[Set problem] Reply with the count of lines holding "this", nothing more.
----- Available records
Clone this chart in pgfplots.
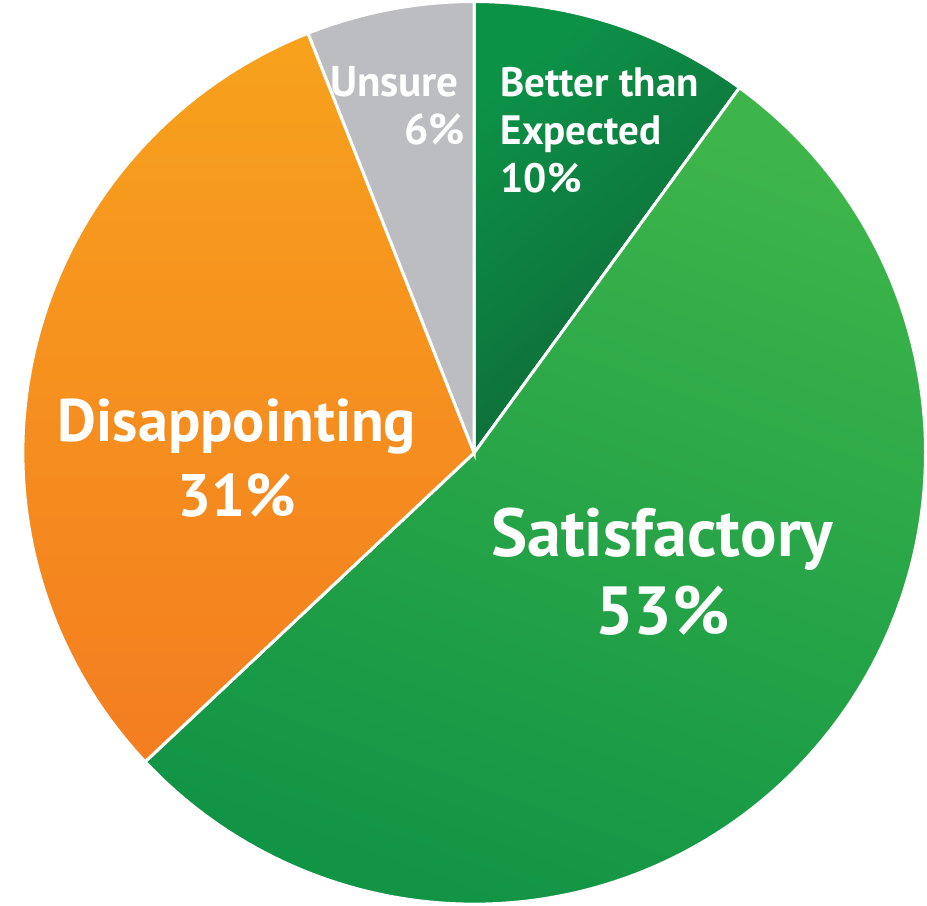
\documentclass[border=0pt]{standalone}
\usepackage{fontspec}
\setmainfont{PT Sans}
\usepackage{pgfplots}
\usepackage{pgfplotstable}
\pgfplotsset{compat=1.18}
\definecolor{betterA}{HTML}{0C9247}
\definecolor{betterB}{HTML}{0F6537}
\definecolor{satA}{HTML}{3DB54A}
\definecolor{satB}{HTML}{119445}
\definecolor{disA}{HTML}{F7A21D}
\definecolor{disB}{HTML}{F47D20}
\definecolor{unsure}{HTML}{BCBDC0}
\begin{document}
\pgfplotstableread{
label value
Better 10
Satisfactory 53
Disappointing 31
Unsure 6
}\piedata
\pgfplotstablegetelem{0}{value}\of\piedata \let\va\pgfplotsretval
\pgfplotstablegetelem{1}{value}\of\piedata \let\vb\pgfplotsretval
\pgfplotstablegetelem{2}{value}\of\piedata \let\vc\pgfplotsretval
\pgfmathsetmacro\aA{90-3.6*\va}
\pgfmathsetmacro\aB{\aA-3.6*\vb}
\pgfmathsetmacro\aC{\aB-3.6*\vc}
\def\cx{472}\def\cy{453}\def\R{451}
\begin{tikzpicture}
\begin{axis}[scale only axis, width=463.5pt, height=455.5pt,
  xmin=0, xmax=927, ymin=0, ymax=911, hide axis]
\addplot[draw=white, line width=1.5pt, top color=betterA, bottom color=betterB, shading angle=40,
  domain=\aA:90, samples=60, variable=\t]
  ({\cx+\R*cos(\t)},{\cy+\R*sin(\t)}) -- (axis cs:\cx,\cy) -- cycle;
\addplot[draw=white, line width=1.5pt, top color=satA, bottom color=satB, shading angle=-20,
  domain=\aB:\aA, samples=150, variable=\t]
  ({\cx+\R*cos(\t)},{\cy+\R*sin(\t)}) -- (axis cs:\cx,\cy) -- cycle;
\addplot[draw=white, line width=1.5pt, top color=disA, bottom color=disB,
  domain=\aC:\aB, samples=100, variable=\t]
  ({\cx+\R*cos(\t)},{\cy+\R*sin(\t)}) -- (axis cs:\cx,\cy) -- cycle;
\addplot[draw=white, line width=1.5pt, fill=unsure,
  domain=-270:\aC, samples=40, variable=\t]
  ({\cx+\R*cos(\t)},{\cy+\R*sin(\t)}) -- (axis cs:\cx,\cy) -- cycle;
\tikzset{lab/.style={text=white, inner sep=0pt}}
\node[lab, anchor=base west, font=\fontsize{20.5}{24}\selectfont\bfseries] at (axis cs:498,809) {Better than};
\node[lab, anchor=base west, font=\fontsize{20.5}{24}\selectfont\bfseries] at (axis cs:498,761) {Expected};
\node[lab, anchor=base west, font=\fontsize{20.5}{24}\selectfont\bfseries] at (axis cs:498,713) {10\%};
\node[lab, anchor=base east, font=\fontsize{21.5}{24}\selectfont\bfseries] at (axis cs:457,809) {Unsure};
\node[lab, anchor=base east, font=\fontsize{21.5}{24}\selectfont\bfseries] at (axis cs:463,761) {6\%};
\node[lab, anchor=base, font=\fontsize{30}{32}\selectfont\bfseries] at (axis cs:235,464) {Disappointing};
\node[lab, anchor=base, font=\fontsize{30}{32}\selectfont\bfseries] at (axis cs:235,389) {31\%};
\node[lab, anchor=base, font=\fontsize{34}{36}\selectfont\bfseries] at (axis cs:660,349) {Satisfactory};
\node[lab, anchor=base, font=\fontsize{34}{36}\selectfont\bfseries] at (axis cs:660,271) {53\%};
\end{axis}
\end{tikzpicture}
\end{document}
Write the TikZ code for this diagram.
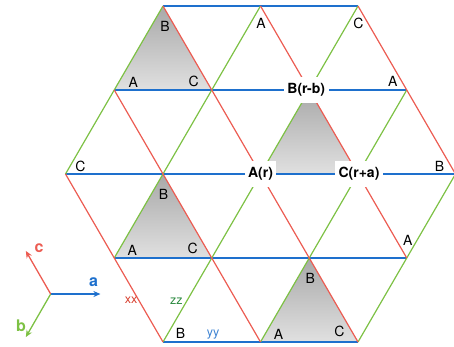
\documentclass[tikz,border=0pt]{standalone}
\usepackage{fontspec}
\setmainfont{TeX Gyre Heros}
\usetikzlibrary{arrows.meta,calc}
\definecolor{lred}{RGB}{236,92,82}
\definecolor{lgreen}{RGB}{125,193,68}
\definecolor{lblue}{RGB}{30,112,205}
\definecolor{tred}{RGB}{215,62,45}
\definecolor{tgreen}{RGB}{40,135,60}
\definecolor{tblue}{RGB}{60,130,210}

\begin{document}
\begin{tikzpicture}[x=97.5pt, y=97.5pt, >={Stealth[length=7pt,width=6pt]},
  hline/.style={draw=lblue, line width=1.5pt},
  gline/.style={draw=lgreen, line width=1.2pt},
  rline/.style={draw=lred, line width=1.2pt},
  tri/.style={top color=black!34, bottom color=black!12},
  lbl/.style={font=\fontsize{14}{16}\selectfont, inner sep=0pt},
  site/.style={font=\fontsize{14}{16}\selectfont\bfseries, fill=white, inner xsep=3.5pt, inner ysep=6.5pt},
  tag/.style={font=\fontsize{12.5}{14}\selectfont, inner sep=0pt},
  axl/.style={font=\fontsize{16}{18}\selectfont\bfseries, inner sep=0pt}]
  \useasboundingbox (-260.5pt,-173pt) rectangle (193.5pt,174pt);
  % lattice points p<i>_<j>
  \foreach \i in {-2,...,2}
    \foreach \j in {-2,...,2}
      \coordinate (p\i_\j) at ({\i+\j/2},{\j*0.8615});
  % shaded triangles
  \shade[tri] (p-2_2) -- (p-2_1) -- (p-1_1) -- cycle;
  \shade[tri] (p0_1) -- (p0_0) -- (p1_0) -- cycle;
  \shade[tri] (p-1_0) -- (p-1_-1) -- (p0_-1) -- cycle;
  \shade[tri] (p1_-1) -- (p1_-2) -- (p2_-2) -- cycle;
  % rows and the two slants
  \foreach \s/\e in {-2_2/0_2, -2_1/1_1, -2_0/2_0, -1_-1/2_-1, 0_-2/2_-2}
    \draw[hline] (p\s) -- (p\e);
  \foreach \s/\e in {-2_0/-2_2, -1_-1/-1_2, 0_-2/0_2, 1_-2/1_1, 2_-2/2_0}
    \draw[gline] (p\s) -- (p\e);
  \foreach \s/\e in {-2_0/0_-2, -2_1/1_-2, -2_2/2_-2, -1_2/2_-1, 0_2/2_0}
    \draw[rline] (p\s) -- (p\e);
  % corner letters
  \node[lbl] (t1B) at ($(p-2_2)+(2pt,-20pt)$) {B};
  \node[lbl] (t1A) at ($(p-2_1)+(19pt,7.5pt)$) {A};
  \node[lbl] (t1C) at ($(p-1_1)+(-18pt,9pt)$) {C};
  \node[lbl] (topA) at ($(p-1_2)+(0.5pt,-17pt)$) {A};
  \node[lbl] (topC) at ($(p0_2)+(0.5pt,-17pt)$) {C};
  \node[lbl] (rA1) at ($(p1_1)+(-14pt,9pt)$) {A};
  \node[lbl] (lC) at ($(p-2_0)+(15pt,8pt)$) {C};
  \node[lbl] (rB) at ($(p2_0)+(-16pt,8pt)$) {B};
  \node[lbl] (t3B) at ($(p-1_0)+(0.5pt,-20pt)$) {B};
  \node[lbl] (t3A) at ($(p-1_-1)+(18pt,7.5pt)$) {A};
  \node[lbl] (t3C) at ($(p0_-1)+(-19pt,10pt)$) {C};
  \node[lbl] (rA2) at ($(p2_-1)+(1pt,18pt)$) {A};
  \node[lbl] (t4B) at ($(p1_-1)+(1pt,-20pt)$) {B};
  \node[lbl] (t4A) at ($(p1_-2)+(18pt,8pt)$) {A};
  \node[lbl] (t4C) at ($(p2_-2)+(-18.5pt,11pt)$) {C};
  \node[lbl] (botB) at ($(p0_-2)+(17.5pt,9pt)$) {B};
  % sites
  \node[site] (sB) at ($(p0_1)+(-3pt,0)$) {B(r-b)};
  \node[site] (sA) at (p0_0) {A(r)};
  \node[site] (sC) at ($(p1_0)+(1pt,0)$) {C(r+a)};
  % line tags
  \node[tag, text=tred] (xx) at ($(p0_-2)+(-31.8pt,41.8pt)$) {xx};
  \node[tag, text=tgreen] (zz) at ($(p0_-2)+(13.3pt,41pt)$) {zz};
  \node[tag, text=tblue] (yy) at ($(p0_-2)+(50pt,7.7pt)$) {yy};
  % axes
  \coordinate (o) at (-2.152,-1.231);
  \coordinate (ta) at ($(o)+(0.51,0)$);
  \coordinate (tb) at ($(o)+(-0.255,-0.442)$);
  \coordinate (tc) at ($(o)+(-0.255,0.442)$);
  \draw[->, lblue, line width=1.3pt] (o) -- (ta);
  \draw[->, lgreen, line width=1.3pt] (o) -- (tb);
  \draw[->, lred, line width=1.3pt] (o) -- (tc);
  \node[axl, text=lblue] (la) at ($(o)+(43pt,11.5pt)$) {a};
  \node[axl, text=lgreen] (lb) at ($(o)+(-29.7pt,-31.8pt)$) {b};
  \node[axl, text=lred] (lc) at ($(o)+(-11.5pt,45.7pt)$) {c};
\end{tikzpicture}
\end{document}
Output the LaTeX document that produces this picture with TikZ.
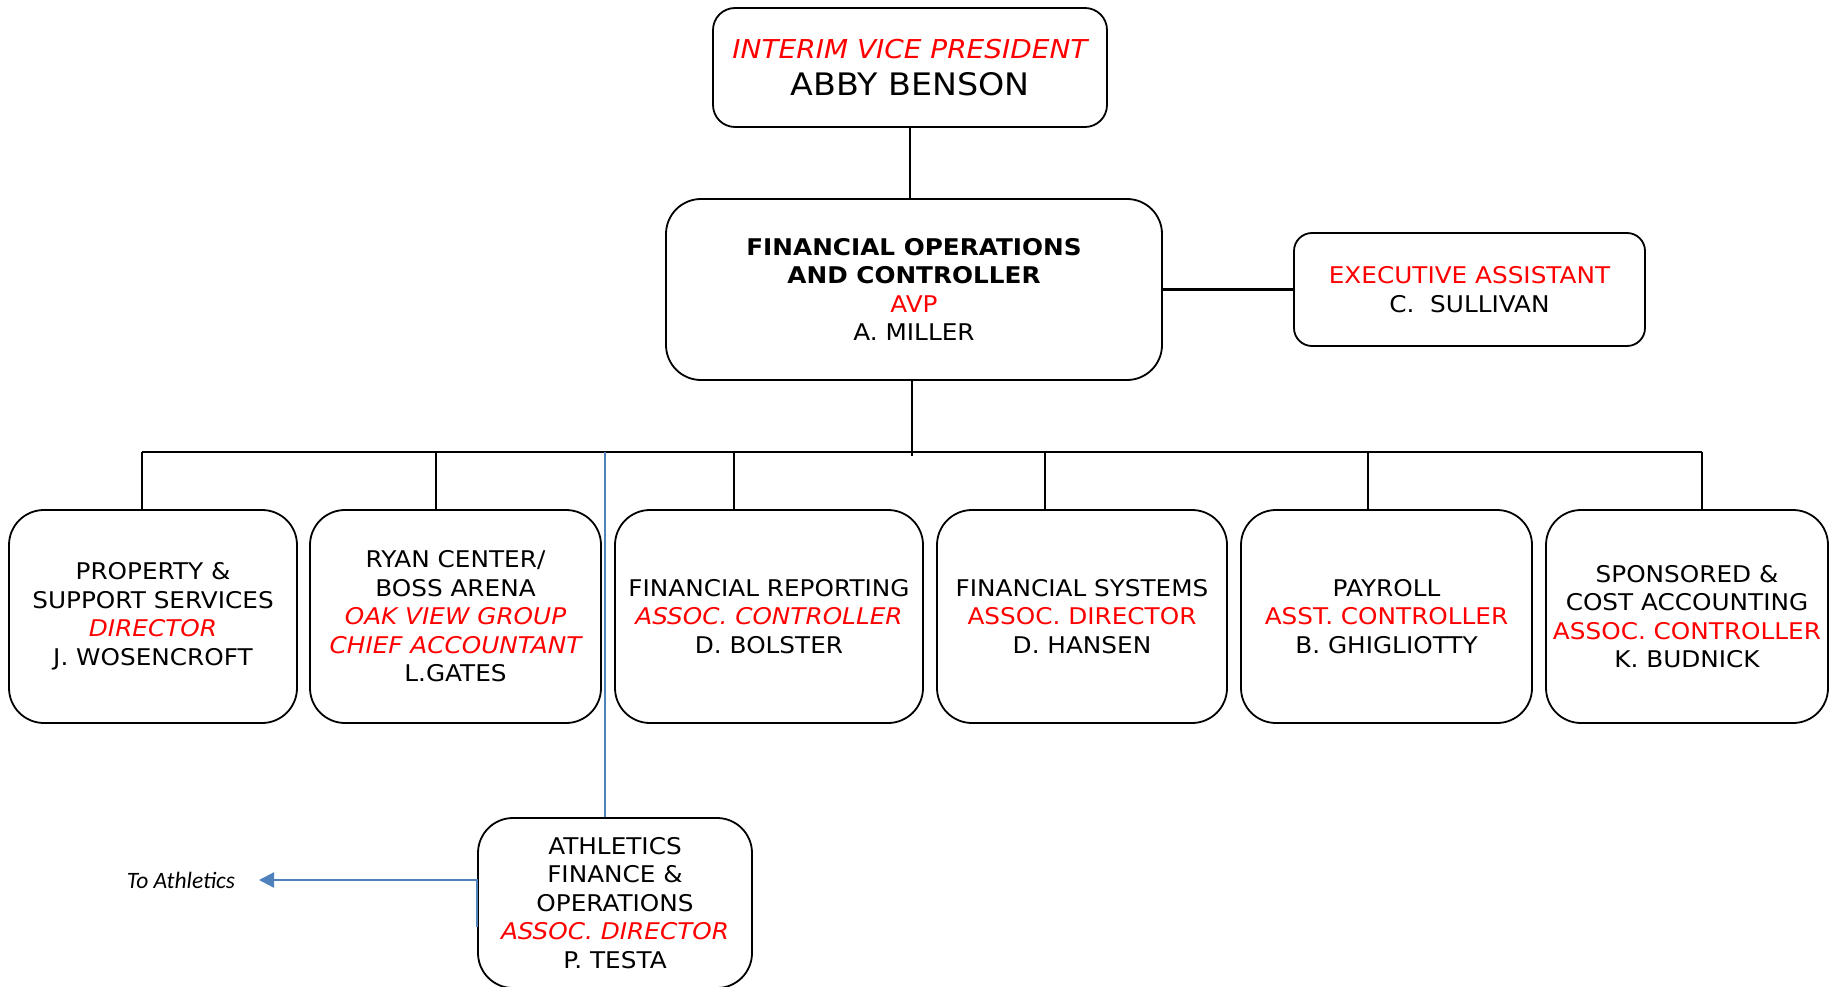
----------
[Result of the task] 3